YOUR TASK
Copy the data below exactly, omitting any picture it contains.

###

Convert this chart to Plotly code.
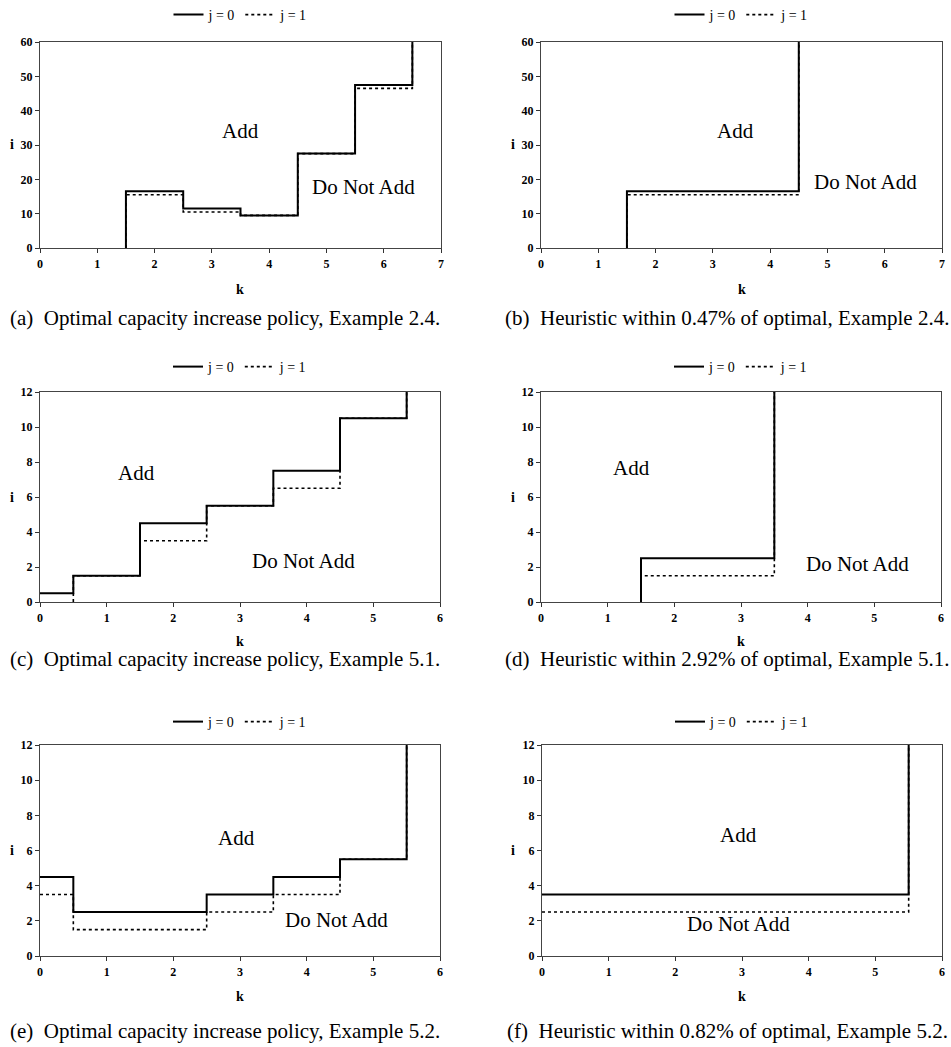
import plotly.graph_objects as go

# ---------------- data (step thresholds, drawn with line_shape='hv') ----------------
a_k = [1.5, 1.5, 2.5, 3.5, 4.5, 5.5, 6.5]
a_j0 = [0, 16.5, 11.5, 9.5, 27.5, 47.5, 60]
a_j1 = [0, 15.5, 10.5, 9.5, 27.5, 46.5, 60]

b_k = [1.5, 1.5, 4.5]
b_j0 = [0, 16.5, 60]
b_j1 = [0, 15.5, 60]

c_k = [0, 0.5, 1.5, 2.5, 3.5, 4.5, 5.5]
c_j0 = [0.5, 1.5, 4.5, 5.5, 7.5, 10.5, 12]
c_j1 = [-0.5, 1.5, 3.5, 5.5, 6.5, 10.5, 12]

d_k = [1.5, 1.5, 3.5]
d_j0 = [0, 2.5, 12]
d_j1 = [0, 1.5, 12]

e_k = [0, 0.5, 2.5, 3.5, 4.5, 5.5]
e_j0 = [4.5, 2.5, 3.5, 4.5, 5.5, 12]
e_j1 = [3.5, 1.5, 2.5, 3.5, 5.5, 12]

f_k = [0, 5.5]
f_j0 = [3.5, 12]
f_j1 = [2.5, 12]

captions = [
    "(a)  Optimal capacity increase policy, Example 2.4.",
    "(b)  Heuristic within 0.47% of optimal, Example 2.4.",
    "(c)  Optimal capacity increase policy, Example 5.1.",
    "(d)  Heuristic within 2.92% of optimal, Example 5.1.",
    "(e)  Optimal capacity increase policy, Example 5.2.",
    "(f)  Heuristic within 0.82% of optimal, Example 5.2.",
]
x_max = [7, 7, 6, 6, 6, 6]
y_max = [60, 60, 12, 12, 12, 12]
y_step = [10, 10, 2, 2, 2, 2]
add_pos = [(3.5, 34), (3.4, 34), (1.44, 7.4), (1.36, 7.65), (2.94, 6.7), (2.94, 6.9)]
dna_pos = [(5.65, 17.7), (5.67, 19.2), (3.95, 2.35), (4.74, 2.2), (4.45, 2.05), (2.94, 1.8)]

panels = [(a_k, a_j0, a_j1), (b_k, b_j0, b_j1), (c_k, c_j0, c_j1),
          (d_k, d_j0, d_j1), (e_k, e_j0, e_j1), (f_k, f_j0, f_j1)]

# ---------------- layout geometry (pixels in the 951x1047 page) ----------------
W, H = 951, 1047
# plot areas: (left, right, top, bottom)
boxes = [(40, 441, 42, 248), (541, 942, 42, 248),
         (40, 440, 392, 602), (541, 941, 392, 602),
         (40, 440, 745, 956), (542, 942, 745, 956)]
legend_y = [15, 15, 367, 367, 722, 722]
k_y = [290, 290, 641, 641, 996, 996]
cap_y = [318, 318, 659, 659, 1031, 1031]
cap_x = [225, 727, 225, 727, 225, 727]
i_x = [12, 513, 12, 513, 12, 513]

SERIF = "Liberation Serif"

def px(x):
    return x / W

def py(y):
    return 1 - y / H

fig = go.Figure()
annotations = []
layout = dict(
    width=W, height=H,
    margin=dict(l=0, r=0, t=0, b=0, pad=0, autoexpand=False),
    paper_bgcolor="white", plot_bgcolor="white",
    font=dict(family=SERIF, color="black"),
)

for n, (ks, j0, j1) in enumerate(panels):
    sfx = "" if n == 0 else str(n + 1)
    xa, ya = "x" + sfx, "y" + sfx
    leg = "legend" + sfx
    fig.add_trace(go.Scatter(x=ks, y=j0, mode="lines", line_shape="hv",
                             line=dict(color="black", width=2), name="j = 0",
                             xaxis=xa, yaxis=ya, legend=leg, hoverinfo="skip"))
    fig.add_trace(go.Scatter(x=ks, y=j1, mode="lines", line_shape="hv",
                             line=dict(color="black", width=1.6, dash="3px,3px"), name="j = 1",
                             xaxis=xa, yaxis=ya, legend=leg, hoverinfo="skip"))
    l, r, t, b = boxes[n]
    layout["xaxis" + sfx] = dict(
        domain=[px(l), px(r)], anchor=ya, range=[0, x_max[n]],
        tickmode="linear", tick0=0, dtick=1, automargin=False,
        ticks="outside", ticklen=4, tickcolor="#333",
        showline=True, linecolor="#444", linewidth=1.2, mirror=True,
        showgrid=False, zeroline=False,
        tickfont=dict(family=SERIF, size=12, weight="bold"),
    )
    layout["yaxis" + sfx] = dict(
        domain=[py(b), py(t)], anchor=xa, range=[0, y_max[n]],
        tickmode="linear", tick0=0, dtick=y_step[n], automargin=False,
        ticks="outside", ticklen=4, tickcolor="#333",
        showline=True, linecolor="#444", linewidth=1.2, mirror=True,
        showgrid=False, zeroline=False,
        tickfont=dict(family=SERIF, size=12, weight="bold"),
    )
    layout[leg] = dict(
        x=px((l + r) / 2), y=py(legend_y[n]), xanchor="center", yanchor="middle",
        orientation="h", font=dict(family=SERIF, size=14),
        bgcolor="rgba(0,0,0,0)", itemwidth=30, tracegroupgap=0,
    )
    # region labels
    annotations.append(dict(x=add_pos[n][0], y=add_pos[n][1], xref=xa, yref=ya,
                            text="Add", showarrow=False, xanchor="center", yanchor="middle",
                            font=dict(family=SERIF, size=21)))
    annotations.append(dict(x=dna_pos[n][0], y=dna_pos[n][1], xref=xa, yref=ya,
                            text="Do Not Add", showarrow=False, xanchor="center", yanchor="middle",
                            font=dict(family=SERIF, size=21)))
    # axis titles
    annotations.append(dict(x=px((l + r) / 2), y=py(k_y[n]), xref="paper", yref="paper",
                            text="k", showarrow=False, xanchor="center", yanchor="middle",
                            font=dict(family=SERIF, size=14, weight="bold")))
    annotations.append(dict(x=px(i_x[n]), y=py((t + b) / 2), xref="paper", yref="paper",
                            text="i", showarrow=False, xanchor="center", yanchor="middle",
                            font=dict(family=SERIF, size=14, weight="bold")))
    # caption
    annotations.append(dict(x=px(cap_x[n]), y=py(cap_y[n]), xref="paper", yref="paper",
                            text=captions[n], showarrow=False, xanchor="center", yanchor="middle",
                            font=dict(family=SERIF, size=21)))

layout["annotations"] = annotations
fig.update_layout(**layout)
fig.write_html(
    "out.html",
    config={"displayModeBar": False},
    post_script="document.body.style.margin='0';document.body.style.overflow='hidden';",
)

###

OUTPUT
Convert this chart to Plotly code.
import plotly.graph_objects as go

# ---------------- data (step thresholds, drawn with line_shape='hv') ----------------
a_k = [1.5, 1.5, 2.5, 3.5, 4.5, 5.5, 6.5]
a_j0 = [0, 16.5, 11.5, 9.5, 27.5, 47.5, 60]
a_j1 = [0, 15.5, 10.5, 9.5, 27.5, 46.5, 60]

b_k = [1.5, 1.5, 4.5]
b_j0 = [0, 16.5, 60]
b_j1 = [0, 15.5, 60]

c_k = [0, 0.5, 1.5, 2.5, 3.5, 4.5, 5.5]
c_j0 = [0.5, 1.5, 4.5, 5.5, 7.5, 10.5, 12]
c_j1 = [-0.5, 1.5, 3.5, 5.5, 6.5, 10.5, 12]

d_k = [1.5, 1.5, 3.5]
d_j0 = [0, 2.5, 12]
d_j1 = [0, 1.5, 12]

e_k = [0, 0.5, 2.5, 3.5, 4.5, 5.5]
e_j0 = [4.5, 2.5, 3.5, 4.5, 5.5, 12]
e_j1 = [3.5, 1.5, 2.5, 3.5, 5.5, 12]

f_k = [0, 5.5]
f_j0 = [3.5, 12]
f_j1 = [2.5, 12]

captions = [
    "(a)  Optimal capacity increase policy, Example 2.4.",
    "(b)  Heuristic within 0.47% of optimal, Example 2.4.",
    "(c)  Optimal capacity increase policy, Example 5.1.",
    "(d)  Heuristic within 2.92% of optimal, Example 5.1.",
    "(e)  Optimal capacity increase policy, Example 5.2.",
    "(f)  Heuristic within 0.82% of optimal, Example 5.2.",
]
x_max = [7, 7, 6, 6, 6, 6]
y_max = [60, 60, 12, 12, 12, 12]
y_step = [10, 10, 2, 2, 2, 2]
add_pos = [(3.5, 34), (3.4, 34), (1.44, 7.4), (1.36, 7.65), (2.94, 6.7), (2.94, 6.9)]
dna_pos = [(5.65, 17.7), (5.67, 19.2), (3.95, 2.35), (4.74, 2.2), (4.45, 2.05), (2.94, 1.8)]

panels = [(a_k, a_j0, a_j1), (b_k, b_j0, b_j1), (c_k, c_j0, c_j1),
          (d_k, d_j0, d_j1), (e_k, e_j0, e_j1), (f_k, f_j0, f_j1)]

# ---------------- layout geometry (pixels in the 951x1047 page) ----------------
W, H = 951, 1047
# plot areas: (left, right, top, bottom)
boxes = [(40, 441, 42, 248), (541, 942, 42, 248),
         (40, 440, 392, 602), (541, 941, 392, 602),
         (40, 440, 745, 956), (542, 942, 745, 956)]
legend_y = [15, 15, 367, 367, 722, 722]
k_y = [290, 290, 641, 641, 996, 996]
cap_y = [318, 318, 659, 659, 1031, 1031]
cap_x = [225, 727, 225, 727, 225, 727]
i_x = [12, 513, 12, 513, 12, 513]

SERIF = "Liberation Serif"

def px(x):
    return x / W

def py(y):
    return 1 - y / H

fig = go.Figure()
annotations = []
layout = dict(
    width=W, height=H,
    margin=dict(l=0, r=0, t=0, b=0, pad=0, autoexpand=False),
    paper_bgcolor="white", plot_bgcolor="white",
    font=dict(family=SERIF, color="black"),
)

for n, (ks, j0, j1) in enumerate(panels):
    sfx = "" if n == 0 else str(n + 1)
    xa, ya = "x" + sfx, "y" + sfx
    leg = "legend" + sfx
    fig.add_trace(go.Scatter(x=ks, y=j0, mode="lines", line_shape="hv",
                             line=dict(color="black", width=2), name="j = 0",
                             xaxis=xa, yaxis=ya, legend=leg, hoverinfo="skip"))
    fig.add_trace(go.Scatter(x=ks, y=j1, mode="lines", line_shape="hv",
                             line=dict(color="black", width=1.6, dash="3px,3px"), name="j = 1",
                             xaxis=xa, yaxis=ya, legend=leg, hoverinfo="skip"))
    l, r, t, b = boxes[n]
    layout["xaxis" + sfx] = dict(
        domain=[px(l), px(r)], anchor=ya, range=[0, x_max[n]],
        tickmode="linear", tick0=0, dtick=1, automargin=False,
        ticks="outside", ticklen=4, tickcolor="#333",
        showline=True, linecolor="#444", linewidth=1.2, mirror=True,
        showgrid=False, zeroline=False,
        tickfont=dict(family=SERIF, size=12, weight="bold"),
    )
    layout["yaxis" + sfx] = dict(
        domain=[py(b), py(t)], anchor=xa, range=[0, y_max[n]],
        tickmode="linear", tick0=0, dtick=y_step[n], automargin=False,
        ticks="outside", ticklen=4, tickcolor="#333",
        showline=True, linecolor="#444", linewidth=1.2, mirror=True,
        showgrid=False, zeroline=False,
        tickfont=dict(family=SERIF, size=12, weight="bold"),
    )
    layout[leg] = dict(
        x=px((l + r) / 2), y=py(legend_y[n]), xanchor="center", yanchor="middle",
        orientation="h", font=dict(family=SERIF, size=14),
        bgcolor="rgba(0,0,0,0)", itemwidth=30, tracegroupgap=0,
    )
    # region labels
    annotations.append(dict(x=add_pos[n][0], y=add_pos[n][1], xref=xa, yref=ya,
                            text="Add", showarrow=False, xanchor="center", yanchor="middle",
                            font=dict(family=SERIF, size=21)))
    annotations.append(dict(x=dna_pos[n][0], y=dna_pos[n][1], xref=xa, yref=ya,
                            text="Do Not Add", showarrow=False, xanchor="center", yanchor="middle",
                            font=dict(family=SERIF, size=21)))
    # axis titles
    annotations.append(dict(x=px((l + r) / 2), y=py(k_y[n]), xref="paper", yref="paper",
                            text="k", showarrow=False, xanchor="center", yanchor="middle",
                            font=dict(family=SERIF, size=14, weight="bold")))
    annotations.append(dict(x=px(i_x[n]), y=py((t + b) / 2), xref="paper", yref="paper",
                            text="i", showarrow=False, xanchor="center", yanchor="middle",
                            font=dict(family=SERIF, size=14, weight="bold")))
    # caption
    annotations.append(dict(x=px(cap_x[n]), y=py(cap_y[n]), xref="paper", yref="paper",
                            text=captions[n], showarrow=False, xanchor="center", yanchor="middle",
                            font=dict(family=SERIF, size=21)))

layout["annotations"] = annotations
fig.update_layout(**layout)
fig.write_html(
    "out.html",
    config={"displayModeBar": False},
    post_script="document.body.style.margin='0';document.body.style.overflow='hidden';",
)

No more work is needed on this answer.